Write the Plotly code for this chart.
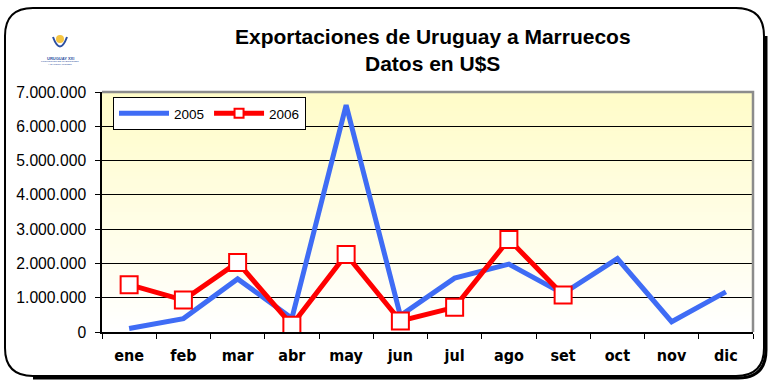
import plotly.graph_objects as go

meses = ["ene", "feb", "mar", "abr", "may", "jun", "jul", "ago", "set", "oct", "nov", "dic"]
exp_2005 = [100000, 390000, 1550000, 400000, 6620000, 480000, 1570000, 1980000, 1120000, 2140000, 300000, 1170000]
exp_2006 = [1380000, 930000, 2030000, 200000, 2260000, 320000, 720000, 2700000, 1080000]
y_ticks = [0, 1000000, 2000000, 3000000, 4000000, 5000000, 6000000, 7000000]

W, H = 770, 383
L, R, T, B = 102, 753, 92, 332

AZUL = "#3F6CF5"
ROJO = "#FF0000"


def px(x):
    return (x - L) / (R - L)


def py(y):
    return (B - y) / (B - T)


fig = go.Figure()
fig.add_trace(go.Scatter(
    x=meses, y=exp_2005, name="2005", mode="lines",
    line=dict(color=AZUL, width=5),
))
fig.add_trace(go.Scatter(
    x=meses[:len(exp_2006)], y=exp_2006, name="2006", mode="lines+markers",
    line=dict(color=ROJO, width=5), showlegend=False,
    marker=dict(symbol="square", size=17, color="white", line=dict(color=ROJO, width=2)),
))
# legend entry for 2006 with a smaller marker sample
fig.add_trace(go.Scatter(
    x=[None], y=[None], name="2006", mode="lines+markers",
    line=dict(color=ROJO, width=5),
    marker=dict(symbol="square", size=9, color="white", line=dict(color=ROJO, width=2)),
))

shapes = []
# soft yellow gradient behind the plot area
n = 60
top_c = (255, 252, 200)
for i in range(n):
    f = i / (n - 1)
    c = tuple(int(round(top_c[k] + (255 - top_c[k]) * f)) for k in range(3))
    shapes.append(dict(type="rect", xref="paper", yref="paper",
                       x0=0, x1=1, y0=1 - (i + 1) / n, y1=1 - i / n + 0.001,
                       fillcolor="rgb(%d,%d,%d)" % c, line=dict(width=0), layer="below"))

# gray frame on top and right of plot area
shapes.append(dict(type="path", xref="paper", yref="paper",
                   path="M 0,1 L 1,1 L 1,0", line=dict(color="#8C8C8C", width=2.5), layer="above"))

# rounded outer border
x0, x1, y0, y1, r = 5, 764, 8, 376, 28


def border_path():
    a, b, c, d = x0, x1, y0, y1
    pts = [
        ("M", a + r, c), ("L", b - r, c), ("Q", b, c, b, c + r), ("L", b, d - r),
        ("Q", b, d, b - r, d), ("L", a + r, d), ("Q", a, d, a, d - r), ("L", a, c + r),
        ("Q", a, c, a + r, c),
    ]
    s = ""
    for p in pts:
        if p[0] == "Q":
            s += "Q %f,%f %f,%f " % (px(p[1]), py(p[2]), px(p[3]), py(p[4]))
        else:
            s += "%s %f,%f " % (p[0], px(p[1]), py(p[2]))
    return s + "Z"


shapes.append(dict(type="path", xref="paper", yref="paper", path=border_path(),
                   line=dict(color="black", width=2), layer="above"))
# heavier shadow along right and bottom
sd = 2
sp = "M %f,%f L %f,%f Q %f,%f %f,%f L %f,%f" % (
    px(x1 + sd), py(y0 + r), px(x1 + sd), py(y1 + sd - r),
    px(x1 + sd), py(y1 + sd), px(x1 + sd - r), py(y1 + sd),
    px(x0 + r), py(y1 + sd))
shapes.append(dict(type="path", xref="paper", yref="paper", path=sp,
                   line=dict(color="black", width=3), layer="above"))

# small emblem
shapes.append(dict(type="circle", xref="paper", yref="paper",
                   x0=px(56), x1=px(64), y0=py(43), y1=py(35),
                   fillcolor="#F5C542", line=dict(width=0)))
shapes.append(dict(type="path", xref="paper", yref="paper",
                   path="M %f,%f Q %f,%f %f,%f" % (px(53), py(37), px(60), py(56), px(67), py(37)),
                   line=dict(color="#2D4FA0", width=2)))

annotations = [
    dict(text="<b>Exportaciones de Uruguay a Marruecos</b>", x=px(433), y=py(37), xref="paper", yref="paper",
         xanchor="center", yanchor="middle",
         showarrow=False, font=dict(size=21, color="black", family="Arial, Liberation Sans")),
    dict(text="<b>Datos en U$S</b>", x=px(433), y=py(63), xref="paper", yref="paper",
         xanchor="center", yanchor="middle",
         showarrow=False, font=dict(size=21, color="black", family="Arial, Liberation Sans")),
    dict(text="<b>URUGUAY XXI</b>", x=px(60), y=py(58), xref="paper", yref="paper",
         xanchor="center", yanchor="middle",
         showarrow=False, font=dict(size=4, color="#2D4FA0", family="Arial")),
    dict(text="PROMOCIÓN DE INVERSIONES<br>Y EXPORTACIONES", x=px(60), y=py(63), xref="paper", yref="paper",
         xanchor="center", yanchor="middle",
         showarrow=False, font=dict(size=2.5, color="#2D4FA0", family="Arial")),
]

fig.update_layout(
    width=W, height=H,
    margin=dict(l=L, r=W - R, t=T, b=H - B, pad=0),
    paper_bgcolor="white",
    plot_bgcolor="rgba(0,0,0,0)",
    separators=",.",
    font=dict(family="Arial, Liberation Sans", color="black"),
    shapes=shapes,
    annotations=annotations,
    showlegend=True,
    legend=dict(orientation="h", x=px(113), y=py(97), xanchor="left", yanchor="top",
                bgcolor="white", bordercolor="black", borderwidth=1,
                font=dict(size=13.5, color="black"), itemwidth=50,
                tracegroupgap=0),
    xaxis=dict(
        type="category", categoryorder="array", categoryarray=meses,
        range=[-0.5, 11.5], tickson="boundaries", ticks="outside", ticklen=5,
        tickcolor="black", showline=True, linecolor="black", linewidth=1.5,
        showgrid=False, ticklabelstandoff=8,
        tickfont=dict(size=16, family="Liberation Sans Narrow, DejaVu Sans Condensed, Arial", color="black"),
        tickprefix="<b>", ticksuffix="</b>",
    ),
    yaxis=dict(
        range=[0, 7000000], tickvals=y_ticks, tickformat=",d",
        ticks="outside", ticklen=5, tickcolor="black",
        showline=True, linecolor="black", linewidth=1.5,
        showgrid=True, gridcolor="black", gridwidth=1,
        ticklabelstandoff=6,
        zeroline=False, tickfont=dict(size=15.7, color="black"),
    ),
)

fig.write_html("out.html")
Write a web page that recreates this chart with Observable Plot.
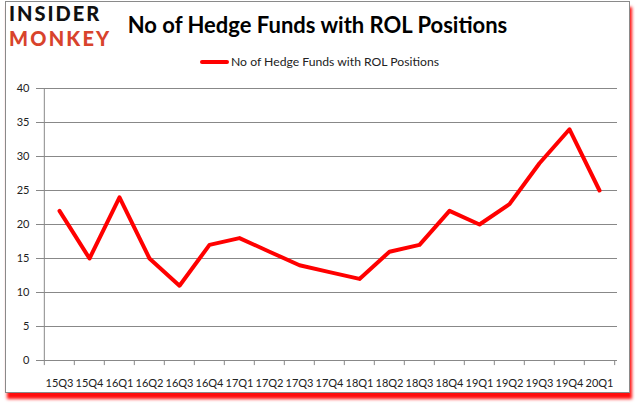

+ + + +

TASK DESCRIPTION
Please restate the material above line by line, exactly, beginning at its first line and ending with the line that contains "return (B - y) / (B - T)", without any pictures.

CORRECT RESULT
Write the Plotly code for this chart.
import plotly.graph_objects as go

meses = ["ene", "feb", "mar", "abr", "may", "jun", "jul", "ago", "set", "oct", "nov", "dic"]
exp_2005 = [100000, 390000, 1550000, 400000, 6620000, 480000, 1570000, 1980000, 1120000, 2140000, 300000, 1170000]
exp_2006 = [1380000, 930000, 2030000, 200000, 2260000, 320000, 720000, 2700000, 1080000]
y_ticks = [0, 1000000, 2000000, 3000000, 4000000, 5000000, 6000000, 7000000]

W, H = 770, 383
L, R, T, B = 102, 753, 92, 332

AZUL = "#3F6CF5"
ROJO = "#FF0000"


def px(x):
    return (x - L) / (R - L)


def py(y):
    return (B - y) / (B - T)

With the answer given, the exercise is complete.